Frequently Asked Questions

How do I determine a fair shop rate if I am just starting out? Start by calculating your total monthly overhead (rent, power, insurance, tool depreciation). Divide that by the number of hours you realistically plan to work. Add your desired hourly wage to that number. Usually, $65/hour is a safe entry point for most regions, but check local competitors to ensure you are in the ballpark.

What is the most common hidden cost in a welding shop? Abrasives are the most frequently underestimated cost. Flap discs, grinding wheels, and cut-off wheels can easily add $20-$40 to a medium-sized project. If you don’t include a “consumable burden” in your quote, these costs will come directly out of your labor profit.

How can I track my time without it being a distraction? Use a simple digital timer or a dedicated shop clock. Write your start and end times on a whiteboard or a paper job traveler that stays with the project. You don’t need complex software; you just need the discipline to record the numbers.

Is it worth it to buy a larger welding gas cylinder? Yes, almost always. The cost to refill a 125-cubic-foot tank is often only marginally higher than a 40-cubic-foot tank, but it lasts three times as long. This reduces the number of trips to the gas supplier, saving you both gas money and billable time.

How do I handle “friends and family” who want a discount? The best way to handle this is to show them your shop rate. Explain that your overhead costs $25 every hour the lights are on. If you give them a “free” job, you are actually paying out of your own pocket to work for them. Offer to waive your labor profit but always charge for overhead and materials.
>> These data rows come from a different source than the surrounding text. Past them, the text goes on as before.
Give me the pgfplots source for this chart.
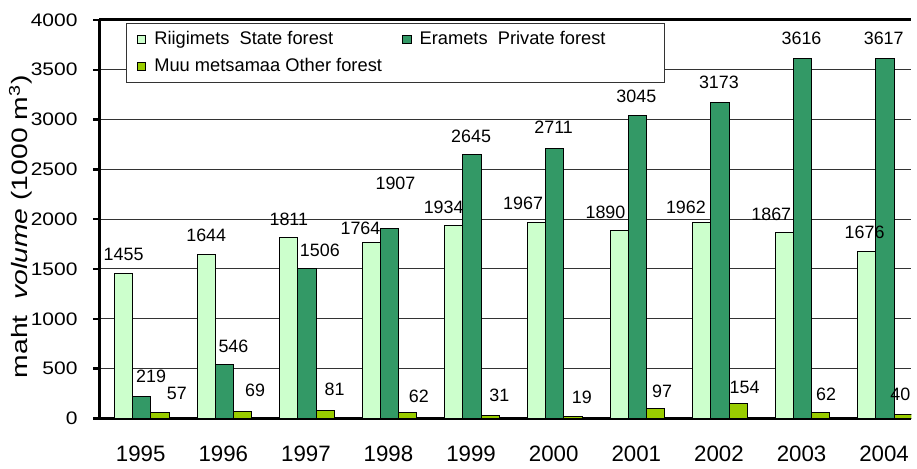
\documentclass[border=0pt]{standalone}
\usepackage{fontspec}
\setmainfont{Liberation Sans}
\newfontfamily\ytickfont{Liberation Sans}[FakeStretch=1.16]
\newfontfamily\ylabfont{Liberation Sans}[FakeStretch=1.27]
\usepackage{pgfplots}
\usepackage{pgfplotstable}
\pgfplotsset{compat=1.18}

\definecolor{statec}{HTML}{CCFFCC}
\definecolor{privc}{HTML}{339966}
\definecolor{otherc}{HTML}{99CC00}

% x y  label shift (pt) from bar top
\pgfplotstableread{
x y dx dy
0 1455 0 9.5
1 1644 0 9.5
2 1811 0 9.5
3 1764 -5.5 7
4 1934 -5.2 9.5
5 1967 -6.8 9.5
6 1890 -6.9 9
7 1962 -8 8
8 1867 -6.6 9
9 1676 -1.2 9.5
}\statetab
\pgfplotstableread{
x y dx dy
0 219 4.7 10
1 546 4.6 9
2 1506 6.5 9
3 1907 3 22.5
4 2645 -0.5 9.5
5 2711 -0.5 10.5
6 3045 -0.5 9.5
7 3173 -0.5 10
8 3616 -0.5 10
9 3617 -0.7 10
}\privtab
\pgfplotstableread{
x y dx dy
0 57 8.5 9.5
1 69 6.3 10.5
2 81 4.7 10.5
3 62 5.6 8
4 31 4.5 10
5 19 4.5 9.5
6 97 3.3 9
7 154 3.2 8
8 62 2.7 9
9 40 -1.5 10
}\othertab

\pgfplotsset{
  lbl/.style={
    nodes near coords,
    visualization depends on={\thisrow{dx} \as \lx},
    visualization depends on={\thisrow{dy} \as \ly},
    every node near coord/.append style={anchor=center, xshift=\lx pt, yshift=\ly pt, black,
        font=\fontsize{9}{11}\selectfont},
  }
}

\begin{document}
\begin{tikzpicture}
\begin{axis}[
    scale only axis,
    width=408.5pt, height=200.5pt,
    /pgf/number format/assume math mode=true,
    /pgf/number format/1000 sep={},
    ybar, bar width=9.2pt,
    xmin=-0.5, xmax=9.331,
    ymin=0, ymax=4000,
    axis x line*=bottom, axis y line*=left,
    ytick={0,500,...,4000},
    xtick={0,...,9},
    xticklabels={1995,1996,1997,1998,1999,2000,2001,2002,2003,2004},
    major x tick style={draw=none},
    extra x ticks={-0.5,0.5,...,8.5},
    extra x tick labels={},
    extra x tick style={grid=none, tick style={draw=black, line width=1.5pt}, major tick length=3.5pt},
    extra y ticks={4000},
    extra y tick labels={},
    extra y tick style={major grid style={black, line width=1.5pt}, tick style={draw=none}},
    tick align=outside,
    major tick length=3pt,
    ytick style={line width=1.2pt, black},
    ymajorgrids,
    major grid style={black!80, line width=0.5pt},
    axis line style={line width=1.5pt},
    xticklabel style={font=\fontsize{11.2}{13}\selectfont, yshift=-7.5pt},
    yticklabel style={font=\fontsize{9.1}{11}\ytickfont, anchor=east, xshift=-4.5pt},
    ylabel={maht\ \ \textit{volume} (1000 m\textsuperscript{3})},
    ylabel style={font=\fontsize{11.2}{13}\ylabfont, at={(axis description cs:-0.097,0.481)}, anchor=center, rotate=0},
    legend columns=2,
    legend cell align=left,
    legend style={at={(axis description cs:0.033,0.9925)}, anchor=north west,
        draw=black!80, line width=0.5pt, fill=white, inner xsep=5pt, inner ysep=2pt,
        font=\fontsize{9.2}{11}\selectfont, row sep=1.5pt,
        /tikz/every even column/.append style={column sep=8pt},
        /tikz/every odd column/.append style={column sep=2pt}},
    legend image code/.code={\draw[#1, draw=black, line width=0.5pt] (0pt,-2.2pt) rectangle (4.4pt,2.2pt);},
]
\addplot[fill=statec, draw=black, line width=0.5pt, bar shift=-8.6pt, lbl] table[x=x, y=y] {\statetab};
\addlegendentry{Riigimets\ \ State forest}
\addplot[fill=privc, draw=black, line width=0.5pt, bar shift=0.5pt, lbl] table[x=x, y=y] {\privtab};
\addlegendentry{\makebox[116pt][l]{Eramets\ \ Private forest}}
\addplot[fill=otherc, draw=black, line width=0.5pt, bar shift=9.7pt, lbl] table[x=x, y=y] {\othertab};
\addlegendentry{Muu metsamaa Other forest}
\end{axis}
\path ([yshift=10pt]current axis.north) ([yshift=-21.5pt]current axis.south)
      ([xshift=-50pt]current axis.west);
\end{tikzpicture}
\end{document}
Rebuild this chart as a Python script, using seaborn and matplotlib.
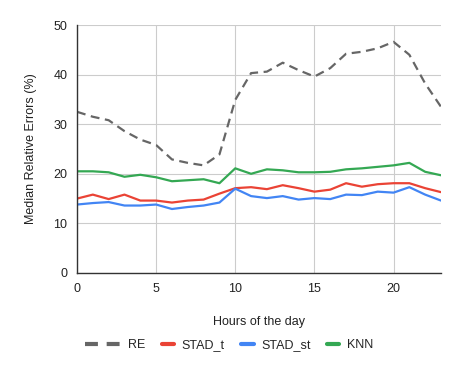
import pandas as pd
import matplotlib.pyplot as plt
import seaborn as sns
from matplotlib.legend_handler import HandlerLine2D

hours = list(range(24))
re_vals = [32.5, 31.5, 30.8, 28.6, 26.9, 25.8, 22.9, 22.2, 21.7, 23.9, 34.9, 40.3,
           40.6, 42.4, 40.9, 39.6, 41.3, 44.2, 44.6, 45.3, 46.6, 44.0, 38.2, 33.5]
stad_t = [15.0, 15.8, 14.9, 15.8, 14.6, 14.6, 14.2, 14.6, 14.8, 16.0, 17.1, 17.3,
          16.9, 17.7, 17.1, 16.4, 16.8, 18.1, 17.4, 17.9, 18.1, 18.1, 17.1, 16.3]
stad_st = [13.8, 14.1, 14.3, 13.6, 13.6, 13.8, 12.9, 13.3, 13.6, 14.2, 17.0, 15.5,
           15.1, 15.5, 14.8, 15.1, 14.9, 15.8, 15.7, 16.4, 16.2, 17.3, 15.8, 14.6]
knn = [20.5, 20.5, 20.3, 19.4, 19.8, 19.3, 18.5, 18.7, 18.9, 18.1, 21.1, 20.0,
       20.9, 20.7, 20.3, 20.3, 20.4, 20.9, 21.1, 21.4, 21.7, 22.2, 20.4, 19.7]

series = {"RE": re_vals, "STAD_t": stad_t, "STAD_st": stad_st, "KNN": knn}
rows = []
for name, vals in series.items():
    for h, v in zip(hours, vals):
        rows.append({"hour": h, "error": v, "method": name})
df = pd.DataFrame(rows)

sns.set_style("white")
plt.rcParams['font.family'] = ['Liberation Sans', 'DejaVu Sans']

palette = {"RE": "#666666", "STAD_t": "#ea4335", "STAD_st": "#4285f4", "KNN": "#34a853"}
dashes = {"RE": (4, 2.5), "STAD_t": "", "STAD_st": "", "KNN": ""}


class WideHandler(HandlerLine2D):
    # legend key for the dashed series reaches further left
    def create_artists(self, legend, orig_handle, xdescent, ydescent, width,
                       height, fontsize, trans):
        extra = 16.5
        return super().create_artists(legend, orig_handle, xdescent + extra, ydescent,
                                      width + extra, height, fontsize, trans)


fig = plt.figure(figsize=(4.6, 3.71), dpi=100)
ax = fig.add_axes([0.1674, 0.2642, 0.7913, 0.6684])
sns.lineplot(data=df, x="hour", y="error", hue="method", style="method",
             palette=palette, dashes=dashes, linewidth=1.6, ax=ax, legend=True)

ax.set_xlim(0, 23)
ax.set_ylim(0, 50)
ax.set_xticks([0, 5, 10, 15, 20])
ax.set_yticks([0, 10, 20, 30, 40, 50])
ax.grid(True, color="#cccccc", linewidth=0.8)
ax.set_axisbelow(True)
for s in ["top", "right"]:
    ax.spines[s].set_visible(False)
for s in ["left", "bottom"]:
    ax.spines[s].set_color("#333333")
    ax.spines[s].set_linewidth(1.0)
ax.tick_params(axis="both", length=0, labelsize=9, colors="#222222", pad=7)
ax.set_xlabel("Hours of the day", fontsize=9, color="#222222", labelpad=15)
ax.set_ylabel("Median Relative Errors (%)", fontsize=9, color="#222222", labelpad=12)

handles, labels = ax.get_legend_handles_labels()
leg = ax.legend(handles, labels, loc="center", bbox_to_anchor=(0.45, -0.29),
                ncol=4, frameon=False, fontsize=9, handlelength=1.0,
                columnspacing=1.3, handletextpad=0.6,
                handler_map={handles[0]: WideHandler()})
for line in leg.get_lines():
    line.set_linewidth(3.0)
leg.get_lines()[0].set_dashes((3.1, 2.1))

fig.savefig("out.png", dpi=100)
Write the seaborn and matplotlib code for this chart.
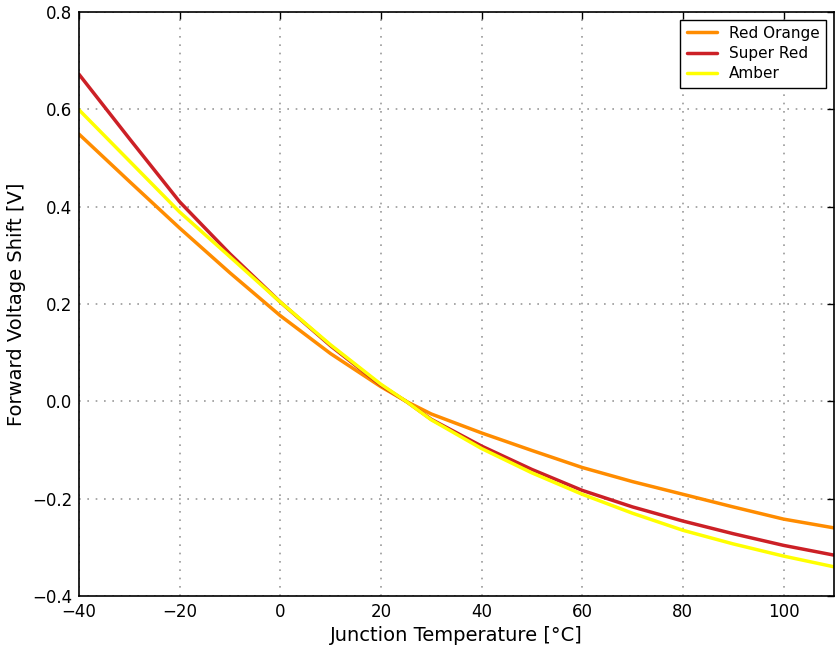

Should I charge for the time I spend quoting a job? For small jobs, you usually bake the quoting time into your shop rate. For large, complex projects that require hours of design or CAD work, you should charge a “design fee” or “estimate fee” that is credited back to the customer if they move forward with the project.

What is the best way to organize small hardware like nuts and bolts? Use a wall-mounted bin system with clear labels. Organize by thread pitch and diameter. Buying “assortment kits” is usually more expensive upfront but saves a massive amount of time compared to digging through a bucket of mixed hardware.

How often should I reorganize my shop? Do a “micro-audit” after every major project. Ask yourself: “What was the most frustrating part of this build?” If you struggled to find a tool or move a part, fix that specific problem before starting the next job. Continuous, small improvements are better than a total overhaul once a year.

How do I calculate depreciation on a used machine? Estimate how many years of life the machine has left and what its resale value will be at that time. (Purchase Price – Resale Value) / Years of Life = Annual Depreciation. Include this annual number in your overhead calculations.

What is a “material markup” and why do I need it? A material markup (usually 15% to 30%) covers the time you spend ordering, picking up, and handling the steel. It also protects you against sudden price fluctuations in the metal market. Never sell material at your cost; you are a business, not a non-profit.